If that’s what we see in the daily media, imagine how deep the rot really goes, probably all the way down to tenders for pencil-sharpeners and toilet paper. 
Here’s the rub: it’s not just Zuma, it’s the ANC. It’s the ANC, which is nothing like the ANC of twenty years ago, and light years removed from where it was a hundred years ago. 
So why is the party bolstering this man, why is it building laagers around him, why does it keep him at the head of the long table? Because they’re all on the take, feeding off the scraps that Zuma drops on the ground, and the fear is that when he goes, so will the gratuities. Zuma obviously has to fall, but seriously, what the fuck is next? Will it be better, or worse?


And there we were, ten thousand (apparently) of our country’s ten million tax-payers on the lawns of the Company’s Garden, polite fists in the air, demanding the recall of the despised president. Not so much because we of Contantia and Fresnaye wanted to preserve our ways of life, which of course we do – it’s instinct, it’s survival – but because a collective light-bulb turned on, and it shed light on what could have been achieved with all that money over the past two decades, and what hasn’t.
                  The saddest thing, standing there in my sweaty Woolies T-shirt and my Geox takkies, was the realisation of how the ANC has betrayed the people to whom it promised the most. Moi, I’ll be okay, I think, in my employment at a fantastic company, and with my all-powerful neighberhood watch.

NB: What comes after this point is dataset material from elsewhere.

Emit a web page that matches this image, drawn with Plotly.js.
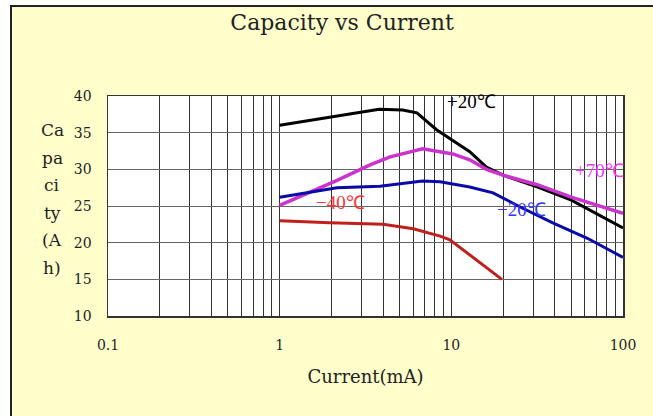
<!DOCTYPE html>
<html>
<head>
<meta charset="utf-8">
<script src="https://cdn.plot.ly/plotly-3.0.1.min.js"></script>
<style>
  html, body { margin: 0; padding: 0; background: #ffffff; width: 653px; height: 416px; overflow: hidden; }
  #frame { position: absolute; left: 10px; top: 5px; width: 643px; height: 411px;
           border-left: 2px solid #222; border-top: 2px solid #222; background: #FFFFCC; }
  #chart { position: absolute; left: 0; top: 0; width: 641px; height: 409px; }
</style>
</head>
<body>
<div id="frame"><div id="chart"></div></div>
<script>
// Current (mA) and capacity (Ah)
const plus20_x  = [1, 3.8, 5.2, 6.3, 8.2, 12.8, 16, 20, 31.6, 50, 100];
const plus20_y  = [36.0, 38.2, 38.1, 37.7, 35.4, 32.4, 30.3, 29.2, 27.6, 25.8, 22.0];
const plus70_x  = [1, 2.16, 3.36, 4.4, 6.8, 10.2, 12.8, 16, 20, 31.6, 50, 100];
const plus70_y  = [25.1, 28.5, 30.6, 31.7, 32.8, 32.1, 31.3, 30.0, 29.2, 27.9, 26.2, 24.0];
const minus20_x = [1, 2.16, 3.84, 4.8, 6.8, 8.6, 12.8, 17.5, 25, 39, 62, 100];
const minus20_y = [26.2, 27.5, 27.7, 28.0, 28.4, 28.3, 27.6, 26.8, 24.9, 22.7, 20.6, 18.0];
const minus40_x = [1, 1.96, 4.0, 6.0, 8.6, 9.8, 19.7];
const minus40_y = [23.0, 22.7, 22.5, 21.9, 20.9, 20.4, 15.0];

const seriesNames = ['+20℃', '+70℃', '−20℃', '−40℃'];
const xTickVals = [0.1, 1, 10, 100];
const xTickText = ['0.1', '1', '10', '100'];
const yTickVals = [10, 15, 20, 25, 30, 35, 40];
const yTitleLines = ['Ca', 'pa', 'ci', 'ty', '(A', 'h)'];

const serif = '"DejaVu Serif", "Liberation Serif", serif';

const traces = [
  {x: plus20_x,  y: plus20_y,  name: seriesNames[0], line: {color: '#000000', width: 3}},
  {x: plus70_x,  y: plus70_y,  name: seriesNames[1], line: {color: '#CC33CC', width: 3.5}},
  {x: minus20_x, y: minus20_y, name: seriesNames[2], line: {color: '#0A0AA8', width: 3}},
  {x: minus40_x, y: minus40_y, name: seriesNames[3], line: {color: '#C0201C', width: 3}}
].map(t => Object.assign({type: 'scatter', mode: 'lines', hoverinfo: 'skip'}, t));

const labelPos = [
  {x: 1.12,  y: 39.2, color: '#000000'},
  {x: 1.865, y: 29.8, color: '#FF33FF'},
  {x: 1.411, y: 24.5, color: '#3333FF'},
  {x: 0.357, y: 25.5, color: '#FF3333'}
];

const annotations = labelPos.map((p, i) => ({
  x: p.x, y: p.y, xref: 'x', yref: 'y', text: seriesNames[i], showarrow: false,
  xanchor: 'center', yanchor: 'middle',
  font: {family: '"Liberation Serif", serif', size: 19, color: p.color}
}));

yTitleLines.forEach((s, i) => {
  annotations.push({
    text: s, showarrow: false,
    xref: 'paper', yref: 'paper',
    x: -0.108, xanchor: 'center',
    y: 0.845 - i * 0.125, yanchor: 'middle',
    font: {family: serif, size: 17, color: '#222'}
  });
});

const layout = {
  width: 641, height: 409,
  margin: {l: 96, r: 30, t: 89, b: 100},
  paper_bgcolor: '#FFFFCC',
  plot_bgcolor: '#FFFFFF',
  showlegend: false,
  title: {
    text: 'Capacity vs Current',
    font: {family: serif, size: 22, color: '#222'},
    x: 0.515, xanchor: 'center', xref: 'container',
    y: 0.963, yanchor: 'middle', yref: 'container'
  },
  xaxis: {
    type: 'log', range: [-1, 2],
    tickvals: xTickVals, ticktext: xTickText,
    showgrid: true, gridcolor: '#333', gridwidth: 1,
    minor: {dtick: 'D1', showgrid: true, gridcolor: '#333', gridwidth: 1, ticks: ''},
    ticks: '', ticklabelstandoff: 16,
    showline: true, linecolor: '#333', linewidth: 1.5, mirror: true,
    zeroline: false,
    tickfont: {family: serif, size: 14, color: '#222'},
    title: {text: 'Current(mA)', font: {family: serif, size: 18, color: '#222'}, standoff: 18}
  },
  yaxis: {
    range: [10, 40], tickvals: yTickVals,
    showgrid: true, gridcolor: '#666', gridwidth: 1,
    ticks: '', ticklabelstandoff: 12,
    showline: true, linecolor: '#333', linewidth: 1.5, mirror: true,
    zeroline: false,
    tickfont: {family: serif, size: 14, color: '#222'}
  },
  annotations: annotations
};

Plotly.newPlot('chart', traces, layout, {displayModeBar: false, staticPlot: true});
</script>
</body>
</html>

But what I hoped for on that fresh April day in Jo’burg in 1994, as some wag inflated a few condoms that the queue of voters bounced between them, was more than anything to see an end to 1993. And near fuckall has happened since.
                  As we peacefully dispersed in our Tommy Hilfiger sneakers and our Calvin Klein underpants to get into our Audis and Jags and head off for a well-earned flat white and a chilled glass of Valpré at Truth or Haas, I was left wondering what I could do. A something, no matter how small, that would make a difference to just one person the ANC has lied to and betrayed. How could I use what I do best, those things I’ve been educated to be good at, to help nudge someone from despair to hope? And as I passed the Book Lounge, which has neither of my books on its shelves, a thought occurred, and I liked it. What are a few hours of a Saturday morning anyway?
                  I do hope I have the balls to implement this little idea in the new year. After all, we’re all in this together, and if those of us who can don’t, we’re collectively fucked. So what are you going to do? We’ve run out of continent – south of Agulhas is only water, folks.